Horizontal pod scaling in Kubernetes using KEDA

When working with Kubernetes, scaling your application up and down to meet real-time demand is a necessity. Kubernetes Event-Driven Autoscaling (KEDA) is a great tool you can use to make that happen. KEDA extends Kubernetes’ native Horizontal Pod Autoscaler (HPA) capabilities to provide dynamic, event-driven scaling.

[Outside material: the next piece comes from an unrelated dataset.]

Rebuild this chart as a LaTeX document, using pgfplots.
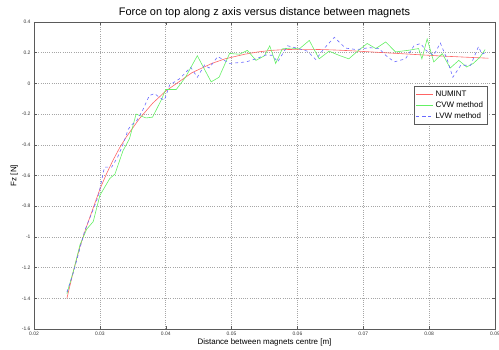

In this post, I want to check out KEDA’s possibilities combined with what I already discussed in my post regarding ReplicaSets, Deployments and DaemonSets and MetalLB. Combining what we discussed in these two posts with KEDA, we’ll be able to automatically create replicas based on the application’s load and loadbalance the traffic across these replicas.

What is KEDA?

Before diving into KEDA, let’s take a moment to understand what it does and how it works. KEDA is a Cloud Native Computing Foundation (CNCF) project, signifying its maturity and strong backing from a diverse community of contributors, users, and organizations.

To grasp the concept of KEDA, let’s draw a comparison through a simple analogy. Imagine that you own a cozy restaurant. Your restaurant experiences varying levels of customer traffic throughout the day. In the early afternoon, there are only a few customers, but as evening approaches, your restaurant suddenly becomes crowded, with eager customers lining up outside.

In this case, you need to make sure everyone gets a table quickly. To make sure everyone gets to have dinner, you can open a few more tables on the outdoor terrace.

Now, think of KEDA as the manager for your restaurant, but in the world of applications hosted on Kubernetes. As your application sees increased user activity, KEDA automatically scales capacity by adding more “tables” (in this case, Kubernetes pods) to effectively manage workloads. And just like you clean up and store those extra tables after dinner, KEDA will readjust your application when demand drops, optimizing resource usage.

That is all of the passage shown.